- Given request -
All of the lines below are to be printed again exactly; images are excluded from the output.

- Data segment -
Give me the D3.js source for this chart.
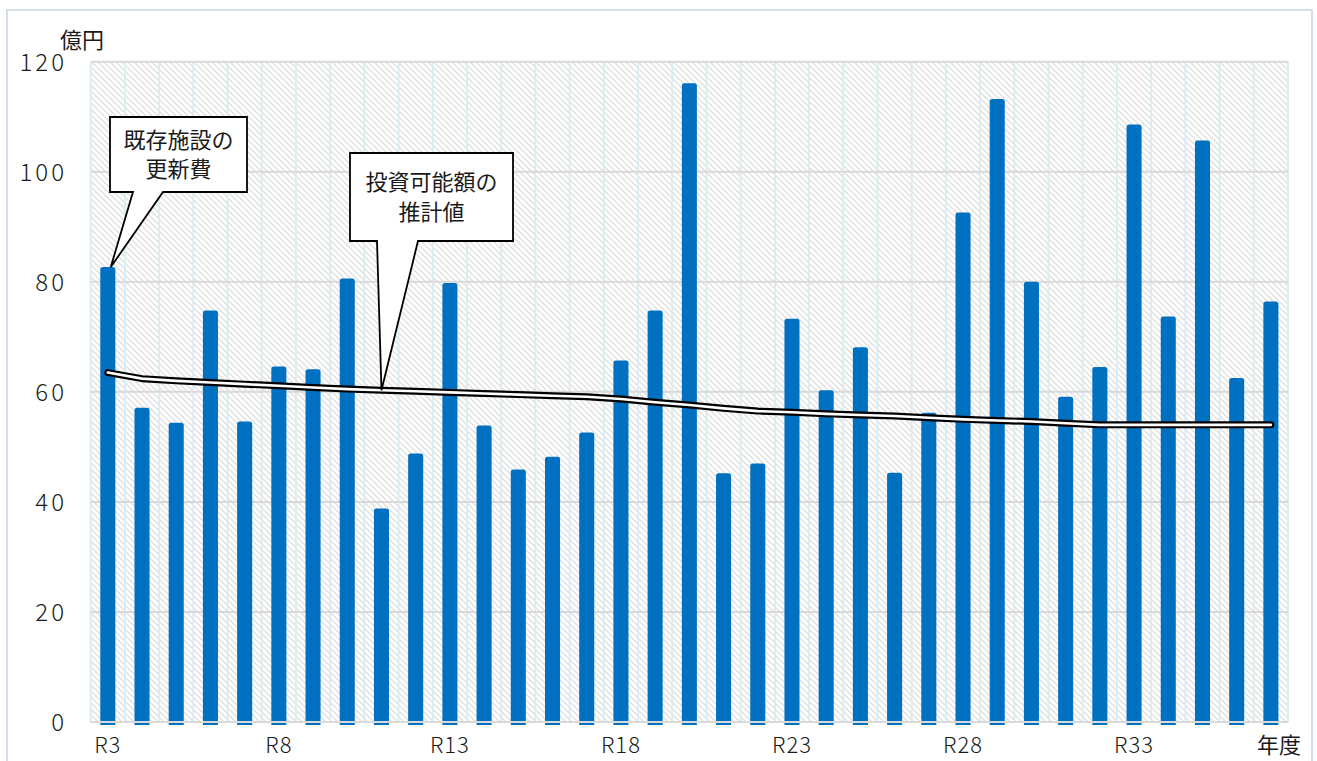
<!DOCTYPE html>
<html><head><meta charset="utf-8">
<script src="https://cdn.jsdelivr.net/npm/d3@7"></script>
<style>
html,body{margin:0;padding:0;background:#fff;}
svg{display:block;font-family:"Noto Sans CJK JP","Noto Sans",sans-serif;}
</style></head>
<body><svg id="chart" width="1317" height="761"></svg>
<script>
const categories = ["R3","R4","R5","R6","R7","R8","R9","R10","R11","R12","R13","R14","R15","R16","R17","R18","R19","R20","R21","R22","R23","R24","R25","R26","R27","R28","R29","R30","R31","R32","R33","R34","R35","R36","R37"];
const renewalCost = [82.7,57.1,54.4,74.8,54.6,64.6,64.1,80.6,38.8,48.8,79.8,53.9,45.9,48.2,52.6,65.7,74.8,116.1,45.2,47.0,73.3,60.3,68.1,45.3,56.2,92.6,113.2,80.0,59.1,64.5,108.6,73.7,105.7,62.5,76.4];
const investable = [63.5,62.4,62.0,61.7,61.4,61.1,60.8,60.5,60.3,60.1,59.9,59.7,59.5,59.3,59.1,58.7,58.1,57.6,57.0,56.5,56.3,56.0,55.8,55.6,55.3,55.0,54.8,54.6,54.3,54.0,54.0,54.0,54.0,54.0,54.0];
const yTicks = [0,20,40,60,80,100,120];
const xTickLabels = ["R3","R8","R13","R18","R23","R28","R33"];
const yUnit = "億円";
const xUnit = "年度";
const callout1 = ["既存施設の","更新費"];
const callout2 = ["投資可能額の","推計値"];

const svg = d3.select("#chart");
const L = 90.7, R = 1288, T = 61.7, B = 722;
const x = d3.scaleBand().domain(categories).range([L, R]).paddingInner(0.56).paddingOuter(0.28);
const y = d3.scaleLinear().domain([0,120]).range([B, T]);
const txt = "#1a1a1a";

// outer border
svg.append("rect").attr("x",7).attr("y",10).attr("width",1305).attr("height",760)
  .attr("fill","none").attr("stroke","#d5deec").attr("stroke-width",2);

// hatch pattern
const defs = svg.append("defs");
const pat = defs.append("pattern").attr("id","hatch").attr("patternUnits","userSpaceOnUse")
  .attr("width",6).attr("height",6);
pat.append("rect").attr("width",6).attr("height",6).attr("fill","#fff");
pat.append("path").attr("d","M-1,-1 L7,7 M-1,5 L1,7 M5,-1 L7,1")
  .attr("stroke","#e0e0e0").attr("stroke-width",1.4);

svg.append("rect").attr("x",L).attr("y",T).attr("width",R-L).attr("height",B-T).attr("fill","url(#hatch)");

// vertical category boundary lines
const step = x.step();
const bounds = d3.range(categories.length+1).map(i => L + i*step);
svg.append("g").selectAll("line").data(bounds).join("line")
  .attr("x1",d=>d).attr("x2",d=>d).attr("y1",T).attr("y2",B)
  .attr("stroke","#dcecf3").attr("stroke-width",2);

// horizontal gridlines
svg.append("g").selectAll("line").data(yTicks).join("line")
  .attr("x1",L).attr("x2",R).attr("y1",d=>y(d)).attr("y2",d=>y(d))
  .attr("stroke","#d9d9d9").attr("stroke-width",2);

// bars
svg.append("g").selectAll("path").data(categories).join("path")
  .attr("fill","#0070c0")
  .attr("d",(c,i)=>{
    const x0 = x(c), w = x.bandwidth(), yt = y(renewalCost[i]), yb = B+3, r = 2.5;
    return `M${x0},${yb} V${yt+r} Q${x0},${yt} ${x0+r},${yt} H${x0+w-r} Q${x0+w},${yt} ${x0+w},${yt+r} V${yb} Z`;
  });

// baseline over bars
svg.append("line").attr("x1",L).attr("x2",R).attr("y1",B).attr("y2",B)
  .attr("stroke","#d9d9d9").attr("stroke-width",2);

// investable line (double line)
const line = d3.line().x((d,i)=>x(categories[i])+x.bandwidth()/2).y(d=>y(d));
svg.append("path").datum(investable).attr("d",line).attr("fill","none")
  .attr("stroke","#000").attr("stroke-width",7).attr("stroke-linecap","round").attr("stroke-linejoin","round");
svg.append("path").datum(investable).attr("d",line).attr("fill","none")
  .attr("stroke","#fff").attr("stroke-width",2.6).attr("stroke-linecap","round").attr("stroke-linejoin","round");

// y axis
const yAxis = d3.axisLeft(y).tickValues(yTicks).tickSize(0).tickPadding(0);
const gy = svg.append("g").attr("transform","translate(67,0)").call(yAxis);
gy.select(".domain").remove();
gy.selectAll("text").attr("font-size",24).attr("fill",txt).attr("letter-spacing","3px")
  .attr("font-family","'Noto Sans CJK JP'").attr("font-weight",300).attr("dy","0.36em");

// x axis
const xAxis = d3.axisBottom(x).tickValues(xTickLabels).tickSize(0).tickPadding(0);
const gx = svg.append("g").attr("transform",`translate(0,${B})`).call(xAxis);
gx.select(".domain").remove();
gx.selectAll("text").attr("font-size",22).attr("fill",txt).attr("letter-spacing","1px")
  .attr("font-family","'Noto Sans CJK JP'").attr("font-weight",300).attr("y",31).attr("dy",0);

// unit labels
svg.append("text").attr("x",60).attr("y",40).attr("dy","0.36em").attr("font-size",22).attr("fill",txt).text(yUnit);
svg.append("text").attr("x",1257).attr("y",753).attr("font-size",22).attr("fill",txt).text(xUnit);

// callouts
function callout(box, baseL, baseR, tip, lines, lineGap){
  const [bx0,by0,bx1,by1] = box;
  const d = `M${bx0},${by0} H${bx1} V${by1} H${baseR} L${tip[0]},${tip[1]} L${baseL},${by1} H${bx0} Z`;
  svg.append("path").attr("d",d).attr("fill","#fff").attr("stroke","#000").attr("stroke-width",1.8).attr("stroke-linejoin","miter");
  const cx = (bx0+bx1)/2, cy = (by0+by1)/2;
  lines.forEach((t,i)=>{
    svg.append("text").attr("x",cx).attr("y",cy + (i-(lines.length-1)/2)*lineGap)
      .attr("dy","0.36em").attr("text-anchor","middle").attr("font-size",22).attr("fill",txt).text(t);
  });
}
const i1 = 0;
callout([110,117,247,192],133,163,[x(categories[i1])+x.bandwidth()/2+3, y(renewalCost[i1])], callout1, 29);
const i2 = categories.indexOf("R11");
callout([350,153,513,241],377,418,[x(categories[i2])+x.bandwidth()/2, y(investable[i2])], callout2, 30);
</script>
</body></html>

- Exercise output -
Give me the D3.js source for this chart.
<!DOCTYPE html>
<html><head><meta charset="utf-8">
<script src="https://cdn.jsdelivr.net/npm/d3@7"></script>
<style>
html,body{margin:0;padding:0;background:#fff;}
svg{display:block;font-family:"Noto Sans CJK JP","Noto Sans",sans-serif;}
</style></head>
<body><svg id="chart" width="1317" height="761"></svg>
<script>
const categories = ["R3","R4","R5","R6","R7","R8","R9","R10","R11","R12","R13","R14","R15","R16","R17","R18","R19","R20","R21","R22","R23","R24","R25","R26","R27","R28","R29","R30","R31","R32","R33","R34","R35","R36","R37"];
const renewalCost = [82.7,57.1,54.4,74.8,54.6,64.6,64.1,80.6,38.8,48.8,79.8,53.9,45.9,48.2,52.6,65.7,74.8,116.1,45.2,47.0,73.3,60.3,68.1,45.3,56.2,92.6,113.2,80.0,59.1,64.5,108.6,73.7,105.7,62.5,76.4];
const investable = [63.5,62.4,62.0,61.7,61.4,61.1,60.8,60.5,60.3,60.1,59.9,59.7,59.5,59.3,59.1,58.7,58.1,57.6,57.0,56.5,56.3,56.0,55.8,55.6,55.3,55.0,54.8,54.6,54.3,54.0,54.0,54.0,54.0,54.0,54.0];
const yTicks = [0,20,40,60,80,100,120];
const xTickLabels = ["R3","R8","R13","R18","R23","R28","R33"];
const yUnit = "億円";
const xUnit = "年度";
const callout1 = ["既存施設の","更新費"];
const callout2 = ["投資可能額の","推計値"];

const svg = d3.select("#chart");
const L = 90.7, R = 1288, T = 61.7, B = 722;
const x = d3.scaleBand().domain(categories).range([L, R]).paddingInner(0.56).paddingOuter(0.28);
const y = d3.scaleLinear().domain([0,120]).range([B, T]);
const txt = "#1a1a1a";

// outer border
svg.append("rect").attr("x",7).attr("y",10).attr("width",1305).attr("height",760)
  .attr("fill","none").attr("stroke","#d5deec").attr("stroke-width",2);

// hatch pattern
const defs = svg.append("defs");
const pat = defs.append("pattern").attr("id","hatch").attr("patternUnits","userSpaceOnUse")
  .attr("width",6).attr("height",6);
pat.append("rect").attr("width",6).attr("height",6).attr("fill","#fff");
pat.append("path").attr("d","M-1,-1 L7,7 M-1,5 L1,7 M5,-1 L7,1")
  .attr("stroke","#e0e0e0").attr("stroke-width",1.4);

svg.append("rect").attr("x",L).attr("y",T).attr("width",R-L).attr("height",B-T).attr("fill","url(#hatch)");

// vertical category boundary lines
const step = x.step();
const bounds = d3.range(categories.length+1).map(i => L + i*step);
svg.append("g").selectAll("line").data(bounds).join("line")
  .attr("x1",d=>d).attr("x2",d=>d).attr("y1",T).attr("y2",B)
  .attr("stroke","#dcecf3").attr("stroke-width",2);

// horizontal gridlines
svg.append("g").selectAll("line").data(yTicks).join("line")
  .attr("x1",L).attr("x2",R).attr("y1",d=>y(d)).attr("y2",d=>y(d))
  .attr("stroke","#d9d9d9").attr("stroke-width",2);

// bars
svg.append("g").selectAll("path").data(categories).join("path")
  .attr("fill","#0070c0")
  .attr("d",(c,i)=>{
    const x0 = x(c), w = x.bandwidth(), yt = y(renewalCost[i]), yb = B+3, r = 2.5;
    return `M${x0},${yb} V${yt+r} Q${x0},${yt} ${x0+r},${yt} H${x0+w-r} Q${x0+w},${yt} ${x0+w},${yt+r} V${yb} Z`;
  });

// baseline over bars
svg.append("line").attr("x1",L).attr("x2",R).attr("y1",B).attr("y2",B)
  .attr("stroke","#d9d9d9").attr("stroke-width",2);

// investable line (double line)
const line = d3.line().x((d,i)=>x(categories[i])+x.bandwidth()/2).y(d=>y(d));
svg.append("path").datum(investable).attr("d",line).attr("fill","none")
  .attr("stroke","#000").attr("stroke-width",7).attr("stroke-linecap","round").attr("stroke-linejoin","round");
svg.append("path").datum(investable).attr("d",line).attr("fill","none")
  .attr("stroke","#fff").attr("stroke-width",2.6).attr("stroke-linecap","round").attr("stroke-linejoin","round");

// y axis
const yAxis = d3.axisLeft(y).tickValues(yTicks).tickSize(0).tickPadding(0);
const gy = svg.append("g").attr("transform","translate(67,0)").call(yAxis);
gy.select(".domain").remove();
gy.selectAll("text").attr("font-size",24).attr("fill",txt).attr("letter-spacing","3px")
  .attr("font-family","'Noto Sans CJK JP'").attr("font-weight",300).attr("dy","0.36em");

// x axis
const xAxis = d3.axisBottom(x).tickValues(xTickLabels).tickSize(0).tickPadding(0);
const gx = svg.append("g").attr("transform",`translate(0,${B})`).call(xAxis);
gx.select(".domain").remove();
gx.selectAll("text").attr("font-size",22).attr("fill",txt).attr("letter-spacing","1px")
  .attr("font-family","'Noto Sans CJK JP'").attr("font-weight",300).attr("y",31).attr("dy",0);

// unit labels
svg.append("text").attr("x",60).attr("y",40).attr("dy","0.36em").attr("font-size",22).attr("fill",txt).text(yUnit);
svg.append("text").attr("x",1257).attr("y",753).attr("font-size",22).attr("fill",txt).text(xUnit);

// callouts
function callout(box, baseL, baseR, tip, lines, lineGap){
  const [bx0,by0,bx1,by1] = box;
  const d = `M${bx0},${by0} H${bx1} V${by1} H${baseR} L${tip[0]},${tip[1]} L${baseL},${by1} H${bx0} Z`;
  svg.append("path").attr("d",d).attr("fill","#fff").attr("stroke","#000").attr("stroke-width",1.8).attr("stroke-linejoin","miter");
  const cx = (bx0+bx1)/2, cy = (by0+by1)/2;
  lines.forEach((t,i)=>{
    svg.append("text").attr("x",cx).attr("y",cy + (i-(lines.length-1)/2)*lineGap)
      .attr("dy","0.36em").attr("text-anchor","middle").attr("font-size",22).attr("fill",txt).text(t);
  });
}
const i1 = 0;
callout([110,117,247,192],133,163,[x(categories[i1])+x.bandwidth()/2+3, y(renewalCost[i1])], callout1, 29);
const i2 = categories.indexOf("R11");
callout([350,153,513,241],377,418,[x(categories[i2])+x.bandwidth()/2, y(investable[i2])], callout2, 30);
</script>
</body></html>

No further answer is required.